カメラを持って近所のお寺に行ってみよう。門をくぐったら目を閉じ、深呼吸をして、小鳥の声や風の音、木々のざわめき、太陽の陽射しをたっぷり味わってほしい。そのまま目を閉じた状態でカメラを構え、音と匂いを頼りに一枚シャッターを切ってみよう。そしてゆっくりと目を開け、それまでの感覚を失わないように、「匂い」や「音」を探してゆっくり歩きだしてみよう。普段見慣れた近所のお寺でも新しい発見があるはずだ。
今回の写真は、以前私が仏像を撮影させていただいた白山東光禅寺でのもの(2015年8月号(第78号))。このお寺のお庭も一年を通して素晴らしい。
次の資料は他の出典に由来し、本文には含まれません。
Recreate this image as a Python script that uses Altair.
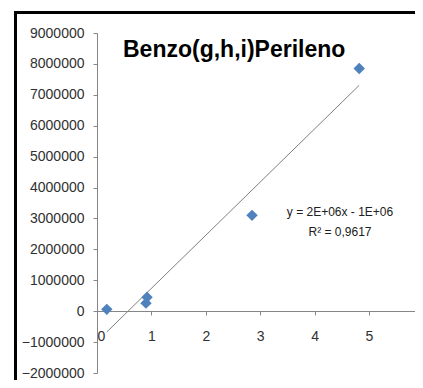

実はこの写真のうち一枚が、上記のように目を閉じて撮影したものだ。
多くの日本人は、
生まれると神社で「お宮参り」をし、
教会で「結婚式」を行い、
寺院で「お葬式」をする。
私たち日本人は、神道、キリスト教、仏教と、生まれてから死ぬまでにおおよそこの三つの宗教のお世話になるという、世界的に見ても珍しい民族だと思う。神社、教会、寺院といわれる施設に足を踏み入れると、それがどんな街中にあっても、喧騒から隔離される。時間すら別のものが流れ始める。
目を閉じ心を落ち着かせると、その空間や時間は人の五感を呼び起こす。お香の匂い、ステンドグラスを通した優しい光、空気の温度、ゆったりとした時間の流れ。
宗教や宗派を超えたこんな楽しみ方はいかがだろうか。